**What this task involves**
Retype exactly what runs from the first line of the data to the line with "0.06, 0.025, 0.005];", keeping both of those lines and skipping pictures.

[Start Dataset content]

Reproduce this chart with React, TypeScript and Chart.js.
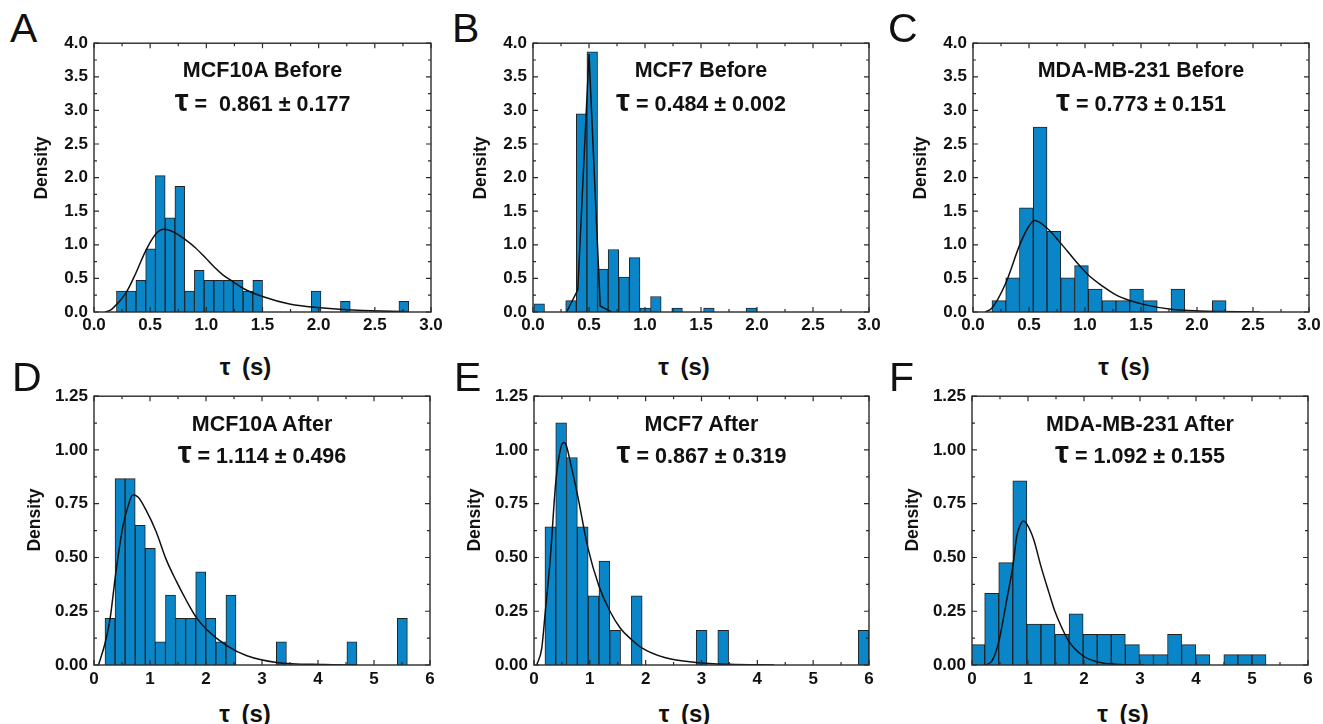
import React, { useEffect, useRef } from "react";
import { Chart, registerables } from "chart.js";

Chart.register(...registerables);

const FONT = "'Liberation Sans', Arial, Helvetica, sans-serif";
const BAR_FILL = "#0a86c8";
const BAR_EDGE = "#222222";
const INK = "#111111";

// ---------- text ----------
const panelLetters = ["A", "B", "C", "D", "E", "F"];
const panelTitles = [
  "MCF10A Before",
  "MCF7 Before",
  "MDA-MB-231 Before",
  "MCF10A After",
  "MCF7 After",
  "MDA-MB-231 After",
];
const tauTexts = [
  " =  0.861 ± 0.177",
  " = 0.484 ± 0.002",
  " = 0.773 ± 0.151",
  " = 1.114 ± 0.496",
  " = 0.867 ± 0.319",
  " = 1.092 ± 0.155",
];
const xAxisTitle = "τ (s)";
const yAxisTitle = "Density";

// ---------- tick labels ----------
const xTickLabelsBefore = ["0.0", "0.5", "1.0", "1.5", "2.0", "2.5", "3.0"];
const yTickLabelsBefore = ["0.0", "0.5", "1.0", "1.5", "2.0", "2.5", "3.0", "3.5", "4.0"];
const xTickLabelsAfter = ["0", "1", "2", "3", "4", "5", "6"];
const yTickLabelsAfter = ["0.00", "0.25", "0.50", "0.75", "1.00", "1.25"];

// ---------- A: MCF10A Before ----------
const binStartA = 0.2;
const binWidthA = 0.0867;
const densityA = [0.31, 0.31, 0.47, 0.94, 2.03, 1.4, 1.87, 0.31, 0.62, 0.47, 0.47, 0.47, 0.47, 0.31, 0.47, 0, 0, 0, 0, 0, 0.31, 0, 0, 0.16, 0, 0, 0, 0, 0, 0.16];
const fitXA = [0.1, 0.15, 0.2, 0.29, 0.37, 0.46, 0.55, 0.62, 0.72, 0.81, 0.9, 0.99, 1.07, 1.15, 1.24, 1.33, 1.5, 1.74, 2.04, 2.34, 2.8];
const fitYA = [0, 0.03, 0.11, 0.3, 0.57, 0.91, 1.16, 1.23, 1.18, 1.08, 0.96, 0.81, 0.67, 0.55, 0.45, 0.35, 0.23, 0.12, 0.06, 0.025, 0.005];

// ---------- B: MCF7 Before ----------
const binStartB = 0.008;
const binWidthB = 0.0947;
const densityB = [0.12, 0, 0, 0.17, 2.95, 3.87, 0.64, 0.93, 0.52, 0.81, 0.06, 0.23, 0, 0.06, 0, 0, 0.06, 0, 0, 0, 0.06];
const fitXB = [0.3, 0.4, 0.5, 0.6, 0.7];
const fitYB = [0, 0.33, 3.84, 0.09, 0];

// ---------- C: MDA-MB-231 Before ----------
const binStartC = 0.169;
const binWidthC = 0.123;
const densityC = [0.17, 0.51, 1.55, 2.75, 1.2, 0.51, 0.69, 0.34, 0.17, 0.17, 0.34, 0.17, 0, 0.34, 0, 0, 0.17];
const fitXC = [0.11, 0.17, 0.29, 0.42, 0.5, 0.55, 0.66, 0.79, 0.91, 1.03, 1.16, 1.28, 1.4, 1.53, 1.77, 2.02, 2.56];
const fitYC = [0, 0.06, 0.42, 1.01, 1.28, 1.36, 1.25, 1.01, 0.77, 0.55, 0.38, 0.25, 0.17, 0.11, 0.04, 0.015, 0];

// ---------- D: MCF10A After ----------
const binStartD = 0.196;
const binWidthD = 0.18;
const densityD = [0.217, 0.867, 0.867, 0.65, 0.542, 0.108, 0.325, 0.217, 0.217, 0.433, 0.217, 0.108, 0.325, 0, 0, 0, 0, 0.108, 0, 0, 0, 0, 0, 0, 0.108, 0, 0, 0, 0, 0.217];
const fitXD = [0.08, 0.196, 0.29, 0.39, 0.52, 0.61, 0.69, 0.79, 0.93, 1.11, 1.29, 1.47, 1.65, 1.83, 2.01, 2.37, 2.73, 3.26, 4.1, 4.7];
const fitYD = [0, 0.1, 0.22, 0.43, 0.65, 0.74, 0.79, 0.78, 0.72, 0.62, 0.49, 0.39, 0.3, 0.22, 0.165, 0.09, 0.043, 0.012, 0.002, 0];

// ---------- E: MCF7 After ----------
const binStartE = 0.196;
const binWidthE = 0.1935;
const densityE = [0.643, 1.126, 0.965, 0.643, 0.322, 0.483, 0.161, 0, 0.322, 0, 0, 0, 0, 0, 0.161, 0, 0.161, 0, 0, 0, 0, 0, 0, 0, 0, 0, 0, 0, 0, 0.161];
const fitXE = [0.05, 0.14, 0.196, 0.29, 0.39, 0.49, 0.54, 0.58, 0.67, 0.78, 0.97, 1.16, 1.36, 1.55, 1.74, 1.93, 2.34, 2.9, 3.5, 4.3];
const fitYE = [0, 0.08, 0.23, 0.49, 0.85, 1.02, 1.035, 1.02, 0.92, 0.79, 0.54, 0.37, 0.25, 0.17, 0.12, 0.08, 0.035, 0.012, 0.003, 0];

// ---------- F: MDA-MB-231 After ----------
const binStartF = -0.025;
const binWidthF = 0.2512;
const densityF = [0.095, 0.333, 0.476, 0.857, 0.19, 0.19, 0.143, 0.238, 0.143, 0.143, 0.143, 0.095, 0.048, 0.048, 0.143, 0.095, 0.048, 0, 0.048, 0.048, 0.048];
const fitXF = [0.24, 0.36, 0.48, 0.625, 0.73, 0.8, 0.86, 0.92, 0.98, 1.1, 1.23, 1.37, 1.48, 1.61, 1.73, 1.98, 2.23, 2.65, 3.07];
const fitYF = [0, 0.02, 0.11, 0.31, 0.46, 0.6, 0.65, 0.67, 0.655, 0.585, 0.46, 0.34, 0.25, 0.17, 0.11, 0.043, 0.015, 0.002, 0];

// ---------- panel definitions ----------
const before = { xMax: 3, xStep: 0.5, yMax: 4, yStep: 0.5, xLabels: xTickLabelsBefore, yLabels: yTickLabelsBefore };
const after = { xMax: 6, xStep: 1, yMax: 1.25, yStep: 0.25, xLabels: xTickLabelsAfter, yLabels: yTickLabelsAfter };

const panels = [
  { ...before, binStart: binStartA, binWidth: binWidthA, density: densityA, fitX: fitXA, fitY: fitYA, smooth: true },
  { ...before, binStart: binStartB, binWidth: binWidthB, density: densityB, fitX: fitXB, fitY: fitYB, smooth: false },
  { ...before, binStart: binStartC, binWidth: binWidthC, density: densityC, fitX: fitXC, fitY: fitYC, smooth: true },
  { ...after, binStart: binStartD, binWidth: binWidthD, density: densityD, fitX: fitXD, fitY: fitYD, smooth: true },
  { ...after, binStart: binStartE, binWidth: binWidthE, density: densityE, fitX: fitXE, fitY: fitYE, smooth: true },
  { ...after, binStart: binStartF, binWidth: binWidthF, density: densityF, fitX: fitXF, fitY: fitYF, smooth: true },
];

// ---------- layout (pixel boxes of each plot area) ----------
const boxes = [
  { L: 94, T: 39, R: 431, B: 312, letterX: 10, letterY: 8, row: 0 },
  { L: 533, T: 39, R: 869, B: 312, letterX: 452, letterY: 8, row: 0 },
  { L: 973, T: 39, R: 1309, B: 312, letterX: 888, letterY: 8, row: 0 },
  { L: 94, T: 392, R: 430, B: 665, letterX: 12, letterY: 357, row: 1 },
  { L: 534, T: 392, R: 869, B: 665, letterX: 454, letterY: 357, row: 1 },
  { L: 972, T: 392, R: 1308, B: 665, letterX: 889, letterY: 357, row: 1 },
];
const rowStyle = [
  { line1Top: 60, line2Top: 94, xTitleTop: 355, densityY: 168, densityOff: 52, tickPad: 3 },
  { line1Top: 414, line2Top: 446, xTitleTop: 702, densityY: 520, densityOff: 59, tickPad: 4 },
];
const Y_AXIS_W = 45;
const X_AXIS_H = 30;
const PAD_TOP = 12;
const PAD_RIGHT = 20;

const framePlugin = {
  id: "frame",
  afterDatasetsDraw(chart: any) {
    const { ctx, chartArea: a, scales } = chart;
    const withMinor = (s: any) => {
      const vals: number[] = s.ticks.map((t: any) => t.value);
      const out: [number, boolean][] = [];
      vals.forEach((v, i) => {
        out.push([v, true]);
        if (i < vals.length - 1) out.push([(v + vals[i + 1]) / 2, false]);
      });
      return out;
    };
    ctx.save();
    ctx.strokeStyle = "#2a2a2a";
    ctx.lineWidth = 1.2;
    ctx.beginPath();
    for (const [v, major] of withMinor(scales.x)) {
      const px = scales.x.getPixelForValue(v);
      const len = major ? 5 : 3;
      ctx.moveTo(px, a.bottom);
      ctx.lineTo(px, a.bottom - len);
      ctx.moveTo(px, a.top);
      ctx.lineTo(px, a.top + len);
    }
    for (const [v, major] of withMinor(scales.y)) {
      const py = scales.y.getPixelForValue(v);
      const len = major ? 5 : 3;
      ctx.moveTo(a.left, py);
      ctx.lineTo(a.left + len, py);
      ctx.moveTo(a.right, py);
      ctx.lineTo(a.right - len, py);
    }
    ctx.stroke();
    ctx.lineWidth = 1.4;
    ctx.strokeRect(a.left, a.top, a.right - a.left, a.bottom - a.top);
    ctx.restore();
  },
};

function Panel({ idx }: { idx: number }) {
  const ref = useRef<HTMLCanvasElement>(null);
  const p = panels[idx];
  const b = boxes[idx];
  const rs = rowStyle[b.row];
  const cw = b.R - b.L + Y_AXIS_W + PAD_RIGHT;
  const ch = b.B - b.T + PAD_TOP + X_AXIS_H;

  useEffect(() => {
    if (!ref.current) return;
    const bars = p.density.map((d, i) => ({
      x: p.binStart + (i + 0.5) * p.binWidth,
      y: d > 0 ? d : null,
    }));
    const curve = p.fitX.map((x, i) => ({ x, y: p.fitY[i] }));
    const tickFont = { family: FONT, size: 17, weight: "bold" as const };
    const chart = new Chart(ref.current, {
      type: "bar",
      data: {
        datasets: [
          {
            type: "line",
            data: curve as any,
            borderColor: INK,
            borderWidth: 1.5,
            pointRadius: 0,
            fill: false,
            tension: p.smooth ? 0.4 : 0,
            cubicInterpolationMode: p.smooth ? "monotone" : "default",
            order: 0,
          } as any,
          {
            type: "bar",
            data: bars as any,
            backgroundColor: BAR_FILL,
            borderColor: BAR_EDGE,
            borderWidth: 1,
            barPercentage: 1,
            categoryPercentage: 1,
            clip: 0,
            order: 1,
          } as any,
        ],
      },
      options: {
        responsive: false,
        animation: false,
        events: [],
        layout: { padding: { top: PAD_TOP, right: PAD_RIGHT, left: 0, bottom: 0 } },
        plugins: { legend: { display: false }, tooltip: { enabled: false } },
        scales: {
          x: {
            type: "linear",
            min: 0,
            max: p.xMax,
            offset: false,
            grid: { display: false, drawTicks: false },
            border: { display: false },
            ticks: {
              stepSize: p.xStep,
              autoSkip: false,
              maxRotation: 0,
              padding: rs.tickPad,
              color: INK,
              font: tickFont,
              callback: (_v: any, i: number) => p.xLabels[i],
            },
            afterFit: (s: any) => {
              s.height = X_AXIS_H;
            },
          },
          y: {
            type: "linear",
            min: 0,
            max: p.yMax,
            grid: { display: false, drawTicks: false },
            border: { display: false },
            ticks: {
              stepSize: p.yStep,
              autoSkip: false,
              padding: 6,
              color: INK,
              font: tickFont,
              callback: (_v: any, i: number) => p.yLabels[i],
            },
            afterFit: (s: any) => {
              s.width = Y_AXIS_W;
            },
          },
        },
      } as any,
      plugins: [framePlugin],
    });
    return () => chart.destroy();
  }, []);

  const plotCenter = (b.L + b.R) / 2;
  const common: React.CSSProperties = {
    position: "absolute",
    fontFamily: FONT,
    color: INK,
    lineHeight: "1",
    whiteSpace: "pre",
  };

  return (
    <>
      <canvas
        ref={ref}
        width={cw}
        height={ch}
        style={{ position: "absolute", left: b.L - Y_AXIS_W, top: b.T - PAD_TOP, width: cw, height: ch, display: "block" }}
      />
      <div style={{ ...common, left: b.letterX, top: b.letterY, fontSize: 41 }}>{panelLetters[idx]}</div>
      <div
        style={{ ...common, left: plotCenter - 200, width: 400, textAlign: "center", top: rs.line1Top, fontSize: 21.5, fontWeight: "bold" }}
      >
        {panelTitles[idx]}
      </div>
      <div
        style={{ ...common, left: plotCenter - 200, width: 400, textAlign: "center", top: rs.line2Top, fontSize: 21.5, fontWeight: "bold" }}
      >
        <span style={{ fontSize: "1.45em", lineHeight: "0" }}>τ</span>
        {tauTexts[idx]}
      </div>
      <div
        style={{ ...common, left: plotCenter - 17 - 100, width: 200, textAlign: "center", top: rs.xTitleTop, fontSize: 24, fontWeight: "bold", wordSpacing: 5 }}
      >
        {xAxisTitle}
      </div>
      <div
        style={{
          ...common,
          left: b.L - rs.densityOff - 50,
          top: rs.densityY - 9,
          width: 100,
          height: 18,
          textAlign: "center",
          fontSize: 17.5,
          fontWeight: "bold",
          transform: "rotate(-90deg)",
          transformOrigin: "50% 50%",
        }}
      >
        {yAxisTitle}
      </div>
    </>
  );
}

export default function App() {
  return (
    <div
      style={{
        position: "fixed",
        left: 0,
        top: 0,
        width: 1323,
        height: 724,
        overflow: "hidden",
        background: "#ffffff",
      }}
    >
      {panels.map((_, i) => (
        <Panel key={i} idx={i} />
      ))}
    </div>
  );
}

[End Dataset content]

**The reply**
Reproduce this chart with React, TypeScript and Chart.js.
import React, { useEffect, useRef } from "react";
import { Chart, registerables } from "chart.js";

Chart.register(...registerables);

const FONT = "'Liberation Sans', Arial, Helvetica, sans-serif";
const BAR_FILL = "#0a86c8";
const BAR_EDGE = "#222222";
const INK = "#111111";

// ---------- text ----------
const panelLetters = ["A", "B", "C", "D", "E", "F"];
const panelTitles = [
  "MCF10A Before",
  "MCF7 Before",
  "MDA-MB-231 Before",
  "MCF10A After",
  "MCF7 After",
  "MDA-MB-231 After",
];
const tauTexts = [
  " =  0.861 ± 0.177",
  " = 0.484 ± 0.002",
  " = 0.773 ± 0.151",
  " = 1.114 ± 0.496",
  " = 0.867 ± 0.319",
  " = 1.092 ± 0.155",
];
const xAxisTitle = "τ (s)";
const yAxisTitle = "Density";

// ---------- tick labels ----------
const xTickLabelsBefore = ["0.0", "0.5", "1.0", "1.5", "2.0", "2.5", "3.0"];
const yTickLabelsBefore = ["0.0", "0.5", "1.0", "1.5", "2.0", "2.5", "3.0", "3.5", "4.0"];
const xTickLabelsAfter = ["0", "1", "2", "3", "4", "5", "6"];
const yTickLabelsAfter = ["0.00", "0.25", "0.50", "0.75", "1.00", "1.25"];

// ---------- A: MCF10A Before ----------
const binStartA = 0.2;
const binWidthA = 0.0867;
const densityA = [0.31, 0.31, 0.47, 0.94, 2.03, 1.4, 1.87, 0.31, 0.62, 0.47, 0.47, 0.47, 0.47, 0.31, 0.47, 0, 0, 0, 0, 0, 0.31, 0, 0, 0.16, 0, 0, 0, 0, 0, 0.16];
const fitXA = [0.1, 0.15, 0.2, 0.29, 0.37, 0.46, 0.55, 0.62, 0.72, 0.81, 0.9, 0.99, 1.07, 1.15, 1.24, 1.33, 1.5, 1.74, 2.04, 2.34, 2.8];
const fitYA = [0, 0.03, 0.11, 0.3, 0.57, 0.91, 1.16, 1.23, 1.18, 1.08, 0.96, 0.81, 0.67, 0.55, 0.45, 0.35, 0.23, 0.12, 0.06, 0.025, 0.005];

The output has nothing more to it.